Research press release


Nature Communications

Environment: Assessing the impact of forestation on global climate patterns

大規模な植林プロジェクトは地球のエネルギー収支を変化させ、地球全体の大気循環パターンと海洋循環パターンの両方に影響を与える可能性のあることがモデリング研究によって示唆された。この知見は、気候変動の影響の緩和に役立てるための大規模な植林プログラムが、地球全体の気候に思いがけない影響を及ぼす可能性があることを示している。今回の研究について報告する論文が、Nature Communications に掲載される。


今回、Raphael Portmanたちの研究チームは、産業革命前の植被を完全に森林に転換するシナリオと完全に草地に転換するシナリオで、大気中のCO2濃度を産業革命前のレベルに維持して、数世紀にわたる結合気候モデルによるシミュレーションを行った。Portmanたちが作成したモデルは、地球規模の植林と森林減少が地球のエネルギー収支に影響し、それぞれ正反対の影響を及ぼして、大気循環パターン、海流と熱帯収束帯を強めたり、弱めたり、変化させたりすることを示した。このように、植林と森林減少のいずれもが、全世界で、降水量、気温、雲量や地上風の地域的パターンの変化を引き起こす可能性がある。


Large-scale forestation projects may alter the Earth’s energy balance, affecting both global atmospheric and ocean circulation patterns, suggests a modelling study published in Nature Communications. The findings indicate that massive tree planting programs, to help mitigate the effects of climate change, may have potentially unforeseen influences on global climate.

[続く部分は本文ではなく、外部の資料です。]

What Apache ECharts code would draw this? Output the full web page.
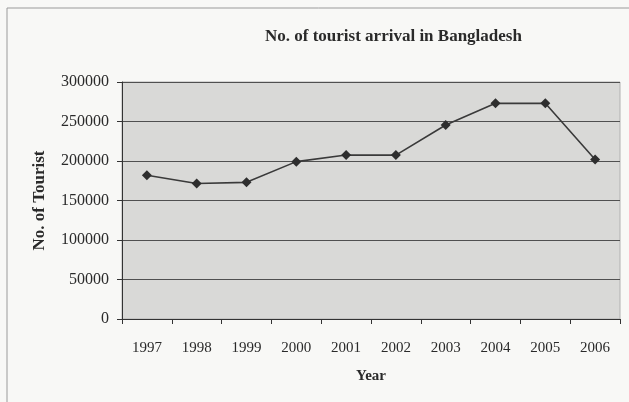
<!DOCTYPE html>
<html>
<head>
<meta charset="utf-8">
<script src="https://cdn.jsdelivr.net/npm/echarts@6/dist/echarts.min.js"></script>
<style>html,body{margin:0;padding:0;background:#f8f8f6;}#c{width:629px;height:402px;}</style>
</head>
<body>
<div id="c"></div>
<script>
const years = ['1997','1998','1999','2000','2001','2002','2003','2004','2005','2006'];
const tourists = [182000, 171500, 173000, 199200, 207500, 207500, 245500, 273000, 273000, 202000];
const yTicks = { min: 0, max: 300000, interval: 50000 };

const chart = echarts.init(document.getElementById('c'));
const serif = '"Liberation Serif", "DejaVu Serif", serif';
chart.setOption({
  backgroundColor: '#f8f8f6',
  animation: false,
  graphic: [{
    type: 'rect', shape: { x: 7, y: 8, width: 700, height: 500 },
    style: { fill: 'none', stroke: '#9a9a9a', lineWidth: 1 }, silent: true
  }],
  title: {
    text: 'No. of tourist arrival in Bangladesh',
    left: 260, top: 23,
    textStyle: { fontFamily: serif, fontWeight: 'bold', fontSize: 17, color: '#2a2a2a' }
  },
  grid: {
    left: 122, right: 9, top: 82, bottom: 83, show: true,
    backgroundColor: '#d9d9d7', borderColor: '#b0b0b0', borderWidth: 1
  },
  xAxis: {
    type: 'category', data: years, boundaryGap: true,
    name: 'Year', nameLocation: 'middle', nameGap: 50,
    nameTextStyle: { fontFamily: serif, fontWeight: 'bold', fontSize: 15, color: '#2a2a2a' },
    axisLine: { lineStyle: { color: '#333', width: 1 } },
    axisTick: { show: true, alignWithLabel: false, length: 5, lineStyle: { color: '#333' } },
    axisLabel: { fontFamily: serif, fontSize: 15, color: '#2a2a2a', margin: 22 },
    splitLine: { show: false }
  },
  yAxis: {
    type: 'value', min: yTicks.min, max: yTicks.max, interval: yTicks.interval,
    name: 'No. of Tourist', nameLocation: 'middle', nameGap: 74, nameRotate: 90,
    nameTextStyle: { fontFamily: serif, fontWeight: 'bold', fontSize: 17, color: '#2a2a2a' },
    axisLine: { show: true, lineStyle: { color: '#333', width: 1 } },
    axisTick: { show: true, length: 5, lineStyle: { color: '#333' } },
    axisLabel: { fontFamily: serif, fontSize: 16, color: '#2a2a2a', margin: 13,
      formatter: v => String(v) },
    splitLine: { show: true, lineStyle: { color: '#505050', width: 1 } }
  },
  series: [{
    type: 'line', data: tourists,
    symbol: 'diamond', symbolSize: 10,
    itemStyle: { color: '#2e2e2e' },
    lineStyle: { color: '#3a3a3a', width: 1.6 }
  }]
});
</script>
</body>
</html>
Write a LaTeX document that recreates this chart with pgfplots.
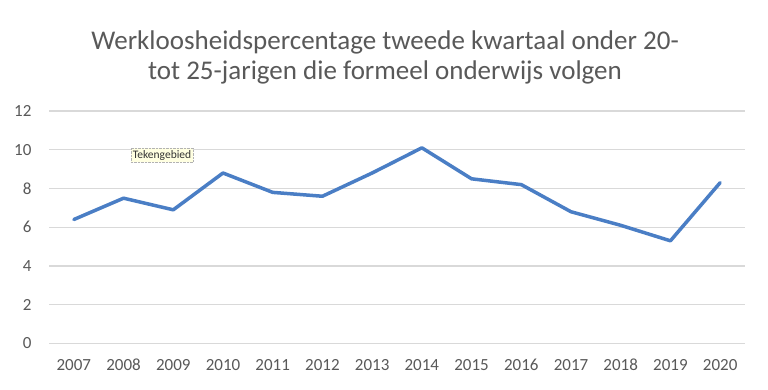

Large-scale forestation (afforestation and reforestation) projects have been proposed to mitigate climate change and its related impacts through carbon storage, and there is popular support for this idea. Both forestation and deforestation are known to affect the carbon cycle and CO2 concentrations, influencing global and local climates. There has been debate about the carbon-storage potential of forests and the local and global thermodynamic impacts of reforestation. However, due to complexity, effects on weather and climate patterns remain unresolved and are not yet considered in planning and policy.

Raphael Portman and colleagues performed multi-century coupled climate model simulations where preindustrial vegetation cover is either completely forested or deforested, and atmospheric CO2 levels are kept at constant preindustrial levels. The authors indicate that their models show that global-scale forestation and deforestation may affect the global energy balance, having opposing effects which strengthen, weaken or shift air circulation patterns, ocean currents and convection cells. In this way, both forestation and deforestation may cause changes in regional precipitation, temperature, cloud cover and surface wind patterns worldwide.

The authors caution that their findings should not be used as a general argument against forestation, as it has benefits including in relation to air quality, biodiversity and nutrition amongst others. They indicate that the design of large-scale forestation projects needs to take into account potential unforeseen influences on climate in regions far away from the forested area.